New legislation in the U.S. House of Representatives would create a gender-neutral option for U.S. passports. The bill, H.R. 5962, would “require the inclusion of a gender neutral designation in a passport, passport card, or Consular Report of Birth Abroad.”
If the legislation passes, “the Secretary of State shall, not later than one year after the date of the enactment of this section… permit an applicant for a passport, passport card, or Consular Report of Birth Abroad … to use an “unspecified” (X) gender designation.”
The option would be available to any applicant, regardless of the sex listed on their birth certificate, their gender presentation, or other qualifying conditions. No one could be forced to mark “unspecified” as their gender, even if the applicant “has one or more identity documents bearing a sex or gender designation other than male (M) or female (F).”

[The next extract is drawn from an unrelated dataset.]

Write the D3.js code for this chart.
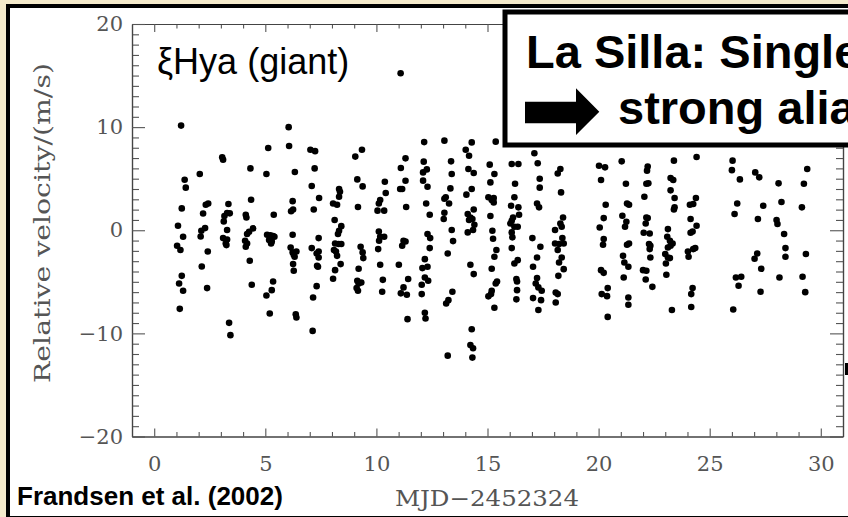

The bill was introduced by Rep. Ro Khanna (D–Calif.). “Respecting every American’s gender must extend to travel abroad,” he said in a statement. “The freedom to move and express yourself no matter what should be guaranteed in this country.”
A growing number of U.S. states have been allowing or at least considering the option of allowing a gender-neutral driver’s license designation. And the U.S. wouldn’t be the first nation to do the same for international travel documents.

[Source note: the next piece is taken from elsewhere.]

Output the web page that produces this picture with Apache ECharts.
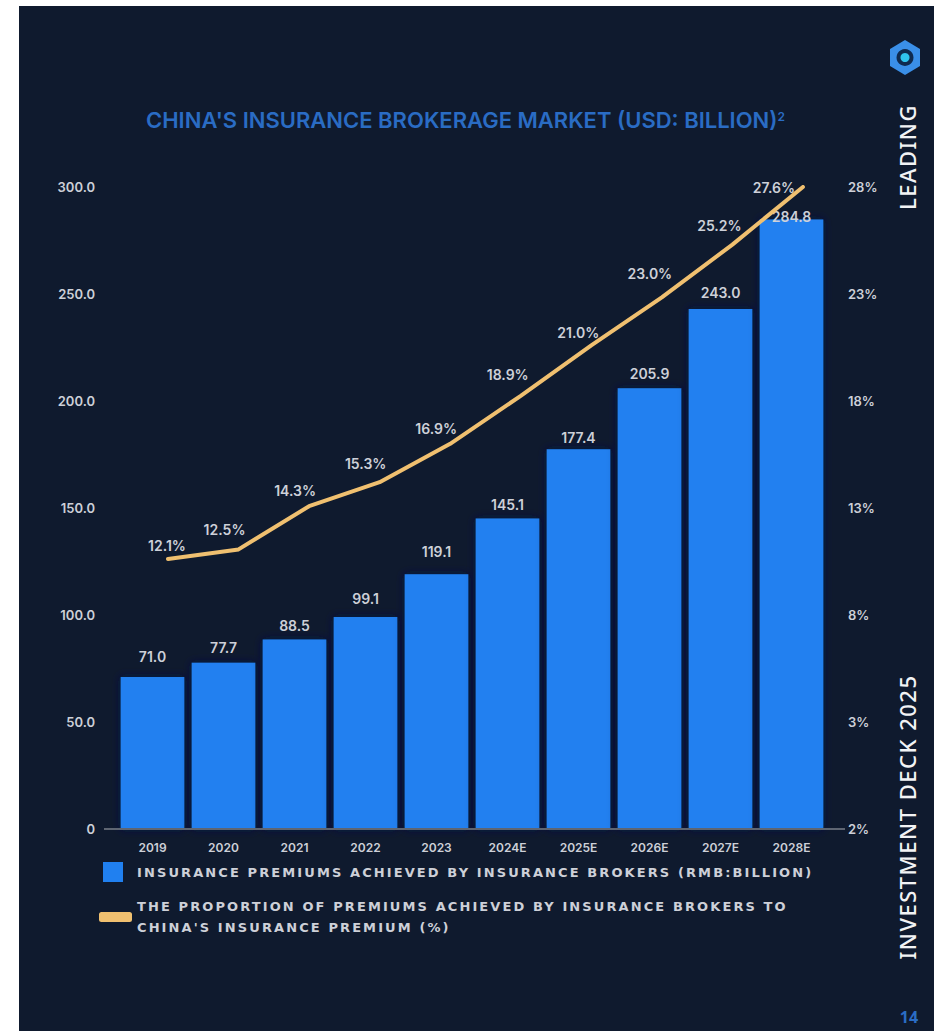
<!DOCTYPE html>
<html>
<head>
<meta charset="utf-8">
<style>
html,body{margin:0;padding:0;background:#fff}
#chart{width:934px;height:1031px}
/* Tracking for the wide-set legend and side captions. */
#chart svg text[style*="DejaVu"]{letter-spacing:2.1px}
#chart svg text[style*="Noto Sans"]{letter-spacing:1.5px}
</style>
<script src="https://cdn.jsdelivr.net/npm/echarts@6/dist/echarts.min.js"></script>
</head>
<body>
<div id="chart"></div>
<script>
const years = ['2019','2020','2021','2022','2023','2024E','2025E','2026E','2027E','2028E'];
const premiums = [71.0,77.7,88.5,99.1,119.1,145.1,177.4,205.9,243.0,284.8];
const proportions = [12.1,12.5,14.3,15.3,16.9,18.9,21.0,23.0,25.2,27.6];
const rightTicks = [-2,3,8,13,18,23,28];
const barName = 'INSURANCE PREMIUMS ACHIEVED BY INSURANCE BROKERS (RMB:BILLION)';
const lineName = "THE PROPORTION OF PREMIUMS ACHIEVED BY INSURANCE BROKERS TO CHINA'S INSURANCE PREMIUM (%)";

// Label placement around the marks, one nudge per year.
const lineLabelNudge = [[-1,-14],[-14,-20],[-14,-16],[-14,-19],[-14,-15],[-13,-21],[-13,-13],[-12,-24],[-13,-19],[-29,0]];
const barLabelNudge = [-7,-1,0,-4,-9,0,2,-1,-2,11];

const TEXT = '#cdd0d8';
const BLUE = '#2080f0';
const GOLD = '#f0c070';
const FONT = 'Inter';

const chart = echarts.init(document.getElementById('chart'), null, { renderer: 'svg' });
chart.setOption({
  animation: false,
  backgroundColor: '#ffffff',
  title: {
    text: "CHINA'S INSURANCE BROKERAGE MARKET (USD: BILLION){sup|2}",
    left: 146, top: 109, padding: 0,
    textStyle: {
      color: '#2a6cc4', fontFamily: FONT, fontSize: 22, fontWeight: 600,
      rich: { sup: { color: '#2a6cc4', fontFamily: FONT, fontSize: 12, fontWeight: 600, padding: [0,0,8,0] } }
    }
  },
  grid: [
    { left: 117, width: 710, top: 187, height: 642 },
    { left: 132.7, width: 705.5, top: 187, height: 642 }
  ],
  xAxis: [
    { type: 'category', gridIndex: 0, data: years,
      axisLine: { show: false }, axisTick: { show: false },
      axisLabel: { color: TEXT, fontFamily: FONT, fontSize: 12, fontWeight: 600, margin: 12 } },
    { type: 'category', gridIndex: 1, data: years, show: false }
  ],
  yAxis: [
    { type: 'value', gridIndex: 0, min: 0, max: 300, interval: 50,
      splitLine: { show: false }, axisLine: { show: false }, axisTick: { show: false },
      axisLabel: { color: TEXT, fontFamily: FONT, fontSize: 13, fontWeight: 600, margin: 22,
        formatter: v => v === 0 ? '0' : v.toFixed(1) } },
    { type: 'value', gridIndex: 0, position: 'right', min: -2, max: 28,
      splitLine: { show: false }, axisLine: { show: false }, axisTick: { show: false },
      axisLabel: { color: TEXT, fontFamily: FONT, fontSize: 13, fontWeight: 600, margin: 21,
        customValues: rightTicks, formatter: v => Math.abs(v) + '%' } },
    { type: 'value', gridIndex: 1, min: 0.85, max: 27.6, show: false, splitLine: { show: false } }
  ],
  legend: [
    { data: [{ name: barName, icon: 'rect', itemStyle: { color: BLUE } }],
      left: 103, top: 862, padding: 0, itemWidth: 20, itemHeight: 20, itemGap: 0,
      textStyle: { color: TEXT, fontFamily: 'DejaVu Sans', fontSize: 13, fontWeight: 700, padding: [0,0,0,9] },
      selectedMode: false },
    { data: [{ name: lineName, icon: 'roundRect', itemStyle: { color: GOLD } }],
      left: 99, top: 896, padding: 0, itemWidth: 33, itemHeight: 10, itemGap: 0,
      formatter: n => n.replace(' TO ', ' TO\n'),
      textStyle: { color: TEXT, fontFamily: 'DejaVu Sans', fontSize: 13, fontWeight: 700, lineHeight: 21, padding: [0,0,0,0] },
      selectedMode: false }
  ],
  series: [
    { type: 'bar', name: barName, xAxisIndex: 0, yAxisIndex: 0,
      data: premiums.map((v, i) => ({ value: v, label: { offset: [0, barLabelNudge[i]] } })),
      barCategoryGap: '10.5%',
      itemStyle: { color: BLUE, shadowColor: '#03174a', shadowBlur: 10 },
      label: { show: true, position: 'top', distance: 7, color: TEXT, fontFamily: FONT, fontSize: 14, fontWeight: 600,
        formatter: p => p.value.toFixed(1) } },
    { type: 'line', name: lineName, xAxisIndex: 1, yAxisIndex: 2, z: 5,
      data: proportions.map((v, i) => ({ value: v, label: { offset: lineLabelNudge[i] } })),
      showSymbol: true, symbol: 'circle', symbolSize: 1,
      lineStyle: { color: GOLD, width: 4, cap: 'round', join: 'round' },
      itemStyle: { color: GOLD },
      label: { show: true, position: 'inside', color: TEXT, fontFamily: FONT, fontSize: 14, fontWeight: 600,
        formatter: p => p.value.toFixed(1) + '%' } }
  ],
  graphic: [
    { type: 'rect', z: -10, silent: true, shape: { x: 19, y: 6, width: 915, height: 1025 }, style: { fill: '#0f1a2e' } },
    { type: 'rect', z: 3, silent: true, shape: { x: 104, y: 828, width: 741, height: 2 }, style: { fill: '#5e6572' } },
    { type: 'text', silent: true, x: 907, y: 157, rotation: Math.PI / 2,
      style: { text: 'LEADING', fill: '#f2f3f5', font: '500 22px "Noto Sans"', align: 'center', verticalAlign: 'middle' } },
    { type: 'text', silent: true, x: 907, y: 817, rotation: Math.PI / 2,
      style: { text: 'INVESTMENT DECK 2025', fill: '#f2f3f5', font: '500 22px "Noto Sans"', align: 'center', verticalAlign: 'middle' } },
    { type: 'text', silent: true, x: 909, y: 1017,
      style: { text: '14', fill: '#2a6cc4', font: '700 16px "Open Sans"', align: 'center', verticalAlign: 'middle' } },
    { type: 'polygon', silent: true, shape: { points: [[905,40],[920,49],[920,66],[905,75],[890,66],[890,49]] },
      style: { fill: '#3a8fe8' } },
    { type: 'circle', silent: true, shape: { cx: 905, cy: 57.5, r: 8.5 }, style: { fill: '#0f2a4e' } },
    { type: 'circle', silent: true, shape: { cx: 905, cy: 57.5, r: 4.5 }, style: { fill: '#2fc4ee' } }
  ]
});
</script>
</body>
</html>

“By requiring the State Department to offer passport applicants a third gender marker option, the U.S. will join 10 other countries that already issue passports with this option,” said Rep. Pramila Jayapal (D–Wash.).

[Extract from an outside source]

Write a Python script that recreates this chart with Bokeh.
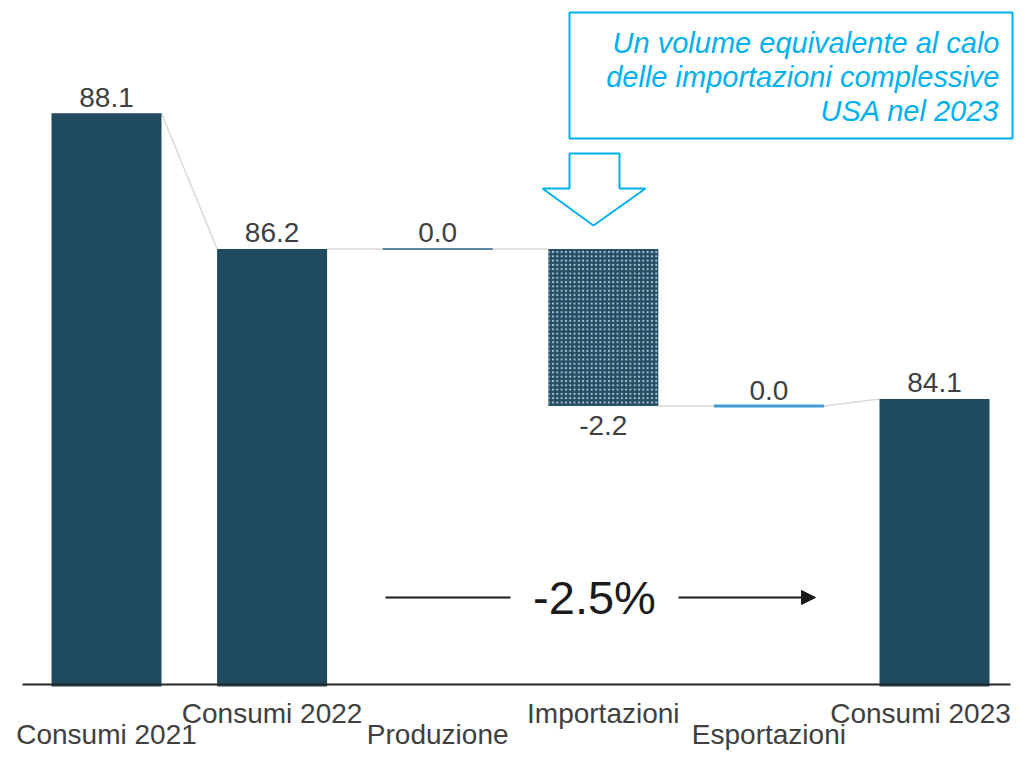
from bokeh.plotting import figure
from bokeh.models import Range1d, Arrow, NormalHead
from bokeh.core.properties import value
from bokeh.embed import file_html
from bokeh.resources import INLINE

# ---------------- data ----------------
categories = ["Consumi 2021", "Consumi 2022", "Produzione", "Importazioni", "Esportazioni", "Consumi 2023"]
values = [88.1, 86.2, 0.0, -2.2, 0.0, 84.1]
kinds = ["total", "total", "delta", "delta", "delta", "total"]
label_row = [1, 0, 1, 0, 1, 0]          # 0 = upper row, 1 = lower row
change_text = "-2.5%"
note_lines = ["Un volume equivalente al calo", "delle importazioni complessive", "USA nel 2023"]

# ---------------- layout constants ----------------
W, H = 1014, 750
Y_BASE = 80.1          # value at the baseline
K = 71.4               # px per unit (y)
S = 165.6              # px per category (x)
X0PX = 106             # px of category 0 centre
YBPX = 684             # px of baseline
BAR_W = 110 / S

def px2x(px):
    return (px - X0PX) / S

def px2y(py):
    return Y_BASE + (YBPX - py) / K

DARK = "#1F4A5F"
bar_colors = [DARK, DARK, "#5B89A6", DARK, "#3E9BD3", DARK]
TXT = "#404040"
CYAN = "#00B0F0"
FONT = value("Liberation Sans")

p = figure(width=W, height=H, output_backend="svg", toolbar_location=None,
           x_axis_location=None, y_axis_location=None,
           x_range=Range1d(px2x(0), px2x(W)), y_range=Range1d(px2y(H), px2y(0)),
           min_border=0, min_border_left=0, min_border_right=0,
           min_border_top=0, min_border_bottom=0)
p.outline_line_color = None
p.grid.visible = False
p.background_fill_color = "white"

# ---------------- waterfall geometry ----------------
running = 0.0
starts, ends, bottoms, tops = [], [], [], []
for v, k in zip(values, kinds):
    if k == "total":
        s, e = v, v
        b, t = Y_BASE, v
    else:
        s, e = running, running + v
        b, t = min(s, e), max(s, e)
    running = e
    starts.append(s); ends.append(e); bottoms.append(b); tops.append(t)

xs = list(range(len(categories)))

# connectors
cx0, cy0, cx1, cy1 = [], [], [], []
for i in range(len(xs) - 1):
    cx0.append(xs[i] + BAR_W / 2); cy0.append(ends[i])
    cx1.append(xs[i + 1] - BAR_W / 2); cy1.append(starts[i + 1])
p.segment(x0=cx0, y0=cy0, x1=cx1, y1=cy1, line_color="#D9D9D9", line_width=1.5)

# bars
for i in xs:
    if kinds[i] == "total":
        p.quad(left=[xs[i] - BAR_W / 2], right=[xs[i] + BAR_W / 2],
               bottom=[bottoms[i] - 2 / K], top=[tops[i]],
               fill_color=bar_colors[i], line_color=None)
    elif values[i] == 0:
        th = 2 if i == 2 else 3
        p.rect(x=[xs[i]], y=[tops[i]], width=BAR_W, height=th, height_units="screen",
               fill_color=bar_colors[i], line_color=None)
    else:
        p.quad(left=[xs[i] - BAR_W / 2], right=[xs[i] + BAR_W / 2],
               bottom=[bottoms[i]], top=[tops[i]],
               fill_color="#234F66", line_color=None,
               hatch_pattern="dot", hatch_color="#B5C6D2", hatch_scale=4.3, hatch_weight=2.0)

# baseline
p.segment(x0=[px2x(22)], y0=[Y_BASE], x1=[px2x(1010)], y1=[Y_BASE], line_color="#262626", line_width=2)

# value labels
lx, ly, lt = [], [], []
for i in xs:
    lx.append(xs[i])
    if kinds[i] == "delta" and values[i] < 0:
        ly.append(bottoms[i] - 19 / K)
    else:
        ly.append(tops[i] + 16 / K)
    lt.append(f"{values[i]:.1f}")
p.text(x=lx, y=ly, text=lt, text_font=FONT, text_font_size="28px", text_color=TXT,
       text_align="center", text_baseline="middle")

# category labels (staggered); last one kept inside the canvas
half_w = 92
cat_x = [min(float(x), px2x(W - 2 - half_w)) for x in xs]
cat_y = [px2y(713) if r == 0 else px2y(734) for r in label_row]
p.text(x=cat_x, y=cat_y, text=categories, text_font=FONT, text_font_size="28px", text_color=TXT,
       text_align="center", text_baseline="middle")

# -2.5% annotation
p.text(x=[px2x(594)], y=[px2y(597)], text=[change_text], text_font=FONT, text_font_size="47px",
       text_color="#1A1A1A", text_align="center", text_baseline="middle")
p.segment(x0=[px2x(385)], y0=[px2y(597)], x1=[px2x(510)], y1=[px2y(597)], line_color="#1A1A1A", line_width=2)
p.add_layout(Arrow(x_start=px2x(678), y_start=px2y(597), x_end=px2x(815), y_end=px2y(597),
                   line_color="#1A1A1A", line_width=2,
                   end=NormalHead(size=14, fill_color="#1A1A1A", line_color="#1A1A1A")))

# note box
p.quad(left=[px2x(569)], right=[px2x(1012)], top=[px2y(12)], bottom=[px2y(138)],
       fill_color="white", line_color=CYAN, line_width=2)
p.text(x=[px2x(999)] * 3, y=[px2y(42), px2y(76), px2y(110)], text=note_lines,
       text_font=FONT, text_font_size="29px", text_font_style="italic", text_color=CYAN,
       text_align="right", text_baseline="middle")

# block arrow (outline)
ax = [569, 619, 619, 645, 593, 542, 569]
ay = [153, 153, 188, 188, 225, 188, 188]
p.patch(x=[px2x(a) for a in ax], y=[px2y(b) for b in ay], fill_color="white",
        line_color=CYAN, line_width=2)

open("out.html", "w").write(file_html(p, INLINE))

Australia, Canada, Denmark, Germany, Malta, New Zealand, the Netherlands, and Pakistan all offer the option to list “X” for gender, in addition to male and female options; in Nepal, people can choose “O,” for other. India also recognizes a third gender on passports.
“As the proud mother of a non-binary child, I have seen from a deeply personal perspective the freedom that comes from being fully and authentically yourself,” Jayapal said in a statement. “Unfortunately, too many of our institutions do not recognize those who do not fit within the gender binary, leaving them feeling erased and unsafe.”
It’s not just transgender people or those identifying as non-binary who can benefit from changes like these, though. Plenty of people whose gender identify matches their biological sex still fail to conform to expectations about gender presentation (i.e., they look more masculine or feminine than some people think they should), and they wind up penalized by policies that put public officials in charge of policing such things.
There’s a purely libertarian plus to this, too: it gives government officials and other ID-checkers no more personal data than is necessary. On documents like passports and driver’s licenses—where pictures, identifying physical details, and barcodes, etc.—are enough to establish identity, there’s simply no reason why one’s sex or gender must be also be listed.
Heath Fogg Davis, an associate professor of political science at Temple University, elaborated on this theme in his 2017 book Beyond Trans: Does Gender Matter? The book makes a convincing case that all of us “would be better off in a society with dramatically fewer sex-classification policies.”